Dynamic modeling and responses investigation of spatial parallel robot considering lubricated spherical joint

Abstract Lubricated spherical joint is widely used in spatial parallel robots, which significantly influences the dynamic response of the mechanism. Current research of mechanism dynamics considering lubricated kinematic joint mainly focuses on the plane mechanism with revolute joint, while that involves lubricated spherical joint of spatial mechanism is very few, especially, spatial parallel robot has not been reported. Dynamic modeling and responses investigation of spatial parallel robot considering lubricated spherical joint is realized in this paper. Combined with Reynolds' equation and Gumbel's boundary condition, dynamic modeling method of spatial parallel robot with lubricated spherical joint is proposed.
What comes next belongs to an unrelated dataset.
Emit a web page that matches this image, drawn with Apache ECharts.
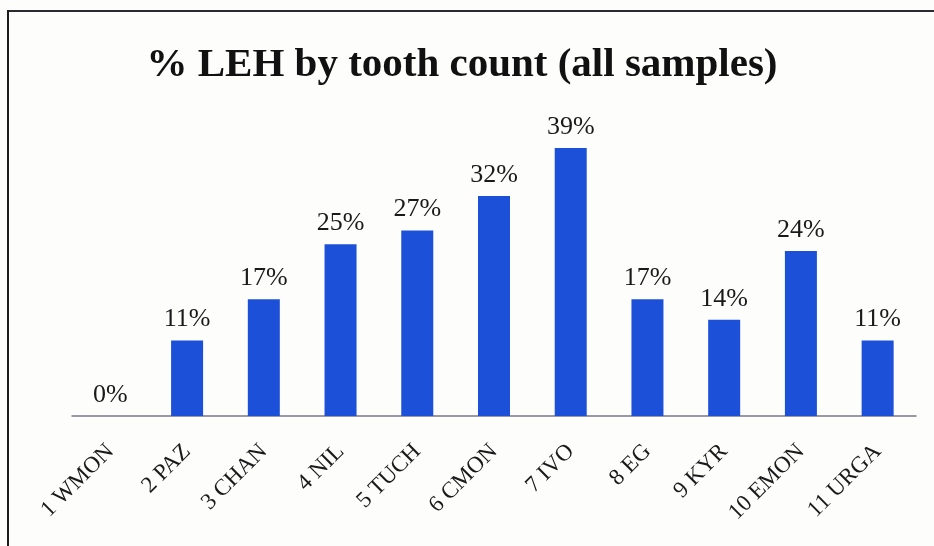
<!DOCTYPE html>
<html>
<head>
<meta charset="utf-8">
<script src="https://cdn.jsdelivr.net/npm/echarts@6/dist/echarts.min.js"></script>
<style>
  html, body { margin: 0; padding: 0; background: #fdfdfc; }
  #chart { width: 934px; height: 546px; }
</style>
</head>
<body>
<div id="chart"></div>
<script>
// Share of teeth with linear enamel hypoplasia, per sample
const categories = ['1 WMON', '2 PAZ', '3 CHAN', '4 NIL', '5 TUCH', '6 CMON',
                    '7 IVO', '8 EG', '9 KYR', '10 EMON', '11 URGA'];
const lehPercent = [0, 11, 17, 25, 27, 32, 39, 17, 14, 24, 11];
const titleText = '% LEH by tooth count (all samples)';

const chart = echarts.init(document.getElementById('chart'));
chart.setOption({
  backgroundColor: '#fdfdfc',
  animation: false,
  title: {
    text: titleText,
    left: 457,
    top: 40,
    textAlign: 'center',
    textStyle: {
      fontFamily: 'Liberation Serif',
      fontWeight: 'bold',
      fontSize: 41,
      color: '#111'
    }
  },
  graphic: [
    { type: 'line', shape: { x1: 8, y1: 11, x2: 934, y2: 11 },
      style: { stroke: '#2a2a30', lineWidth: 2 } },
    { type: 'line', shape: { x1: 8, y1: 10, x2: 8, y2: 546 },
      style: { stroke: '#1c1c1c', lineWidth: 2 } }
  ],
  grid: { left: 72, right: 18, top: 141, bottom: 130 },
  xAxis: {
    type: 'category',
    data: categories,
    axisLine: { lineStyle: { color: '#7c7688', width: 1.5 } },
    axisTick: { show: false },
    axisLabel: {
      rotate: 45,
      margin: 32,
      interval: 0,
      fontFamily: 'Liberation Serif',
      fontSize: 23,
      color: '#1a1a1a'
    }
  },
  yAxis: {
    type: 'value',
    min: 0,
    max: 40,
    show: false,
    splitLine: { show: false }
  },
  series: [{
    type: 'bar',
    data: lehPercent,
    barWidth: 32,
    itemStyle: { color: '#1c50d8' },
    label: {
      show: true,
      position: 'top',
      distance: 8,
      formatter: p => p.value + '%',
      fontFamily: 'Liberation Serif',
      fontSize: 26,
      color: '#1a1a1a'
    }
  }]
});
</script>
</body>
</html>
The dynamic model of 4-U P S/R P S parallel robot with lubricated spherical joint is developed. Lubrication force model has been improved to provide better numerical stability for spatial parallel robots. The influences of lubricated joint and dry contact joint on dynamic response of the parallel robot are simulated by adjusting clearance size and driving speed. Results demonstrate that contact-impact at clearance joint is closely related to impact response of moving platform, and lubricated joint effectively weakens this effect. The deviation degree of acceleration is weak when clearance size is less than 0.4 mm, which means that the robot has good performance. It is of great significance to investigate influences of lubricated spherical joint on performance of parallel robots for dynamic prediction and structural optimization design of the system.